In the meantime, the Ron Paul R3volution has become something else: the Freedom movement. Among the faithful, there has been a recognition that this struggle is not about the cult of one man, but a singular way of describing the pendulum of politics: either towards freedom of the individual or towards slavery to a gang--called the government. Dr. Paul has said many times, "this isn't about me, its' about the message."

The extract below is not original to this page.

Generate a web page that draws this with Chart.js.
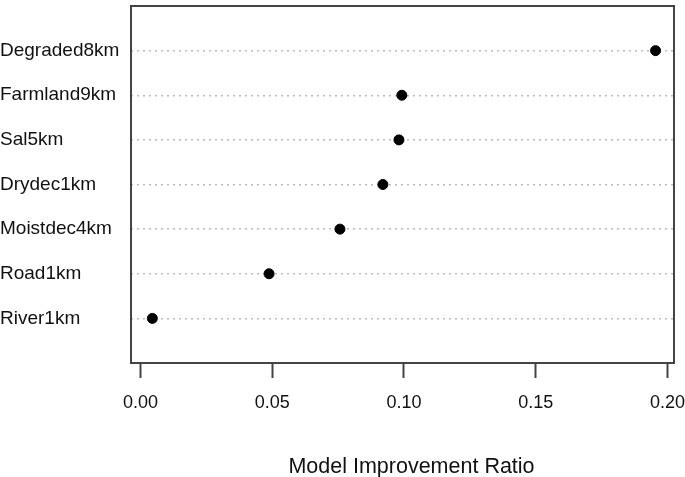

A movement does not require any one person to achieve any one office, win any one election. An idea whose time has come, as the other saying goes, is unstoppable. Others will take Dr. Paul’s place in the many elections to come. Still more will continue to spread the word. The movement doesn't tend to lose supporters, even today, and therefore the success of freedom in America is assured. Anyone who has heard this message cannot go back, will not go back. This generation’s revolution has begun, not in one generation, but across many. From the boomers to the MySpace crowd, the message speaks loudly. As each tells another, and that person does the same, the math is inevitable.

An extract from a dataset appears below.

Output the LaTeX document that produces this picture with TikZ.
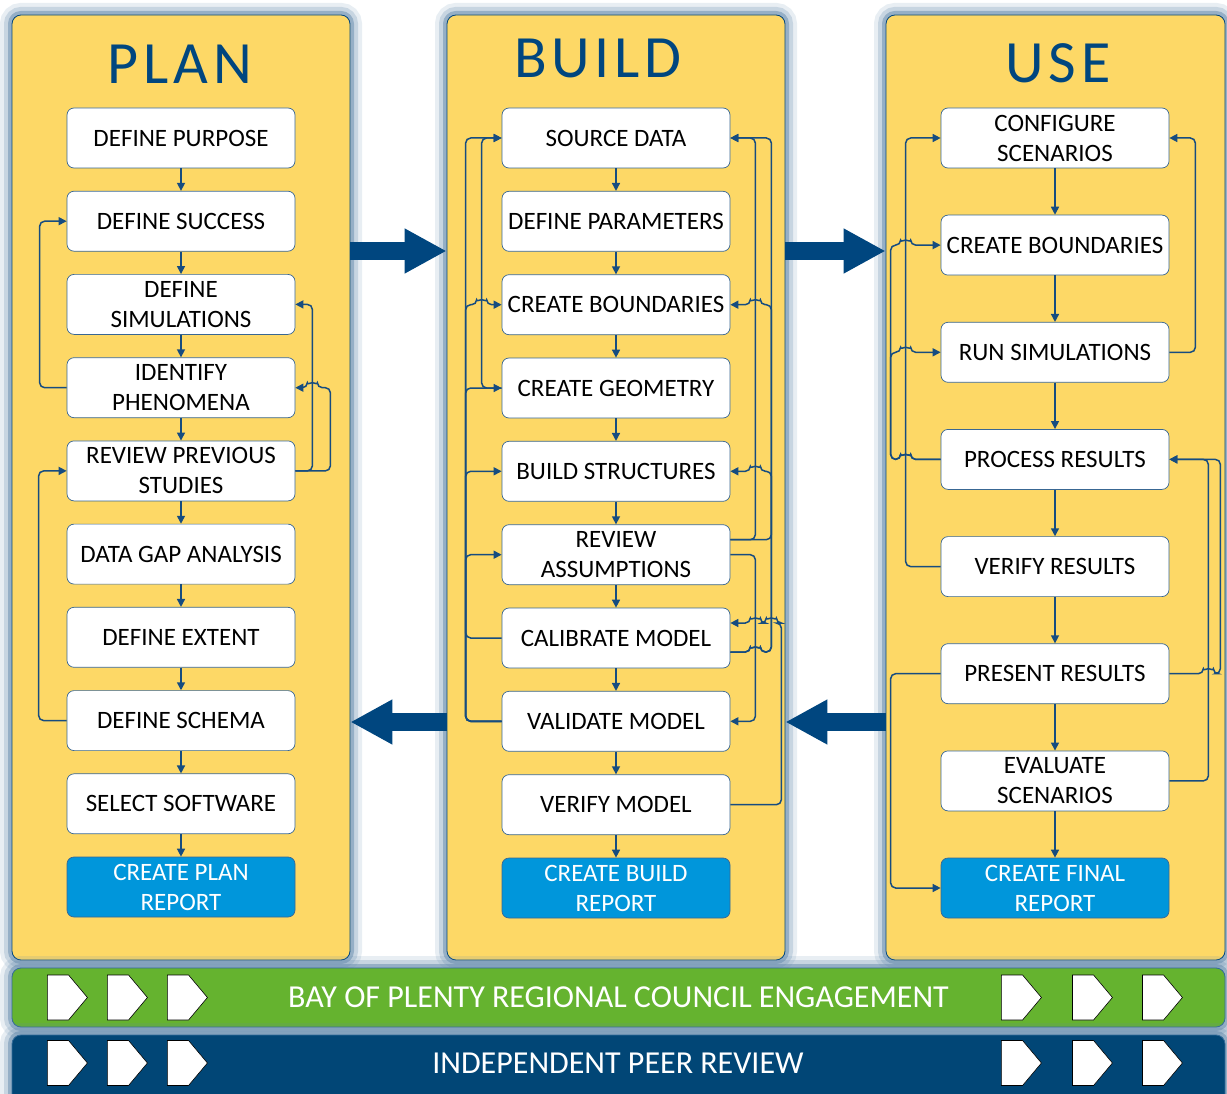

Will there finally be a president who stands for freedom? Yes. Who will this leader be? Who cares. We hurtle ourselves toward him (or her), the Congress that needs to surround this president, all the way to a culture that has taken back the world of politics: federal, state and local. It doesn't matter who is president. Be it a Republican, Libertarian, independent or perhaps even a Democrat. We hurtle ourselves toward that person.

Cynicism, the state in which I grew up, is the worst of blinders, never allowing the possibility of joy or achievement. The inevitability of change towards freedom, now that I see it clearly, makes all things possible. That is the future I focus on and create, and it is good to live that way.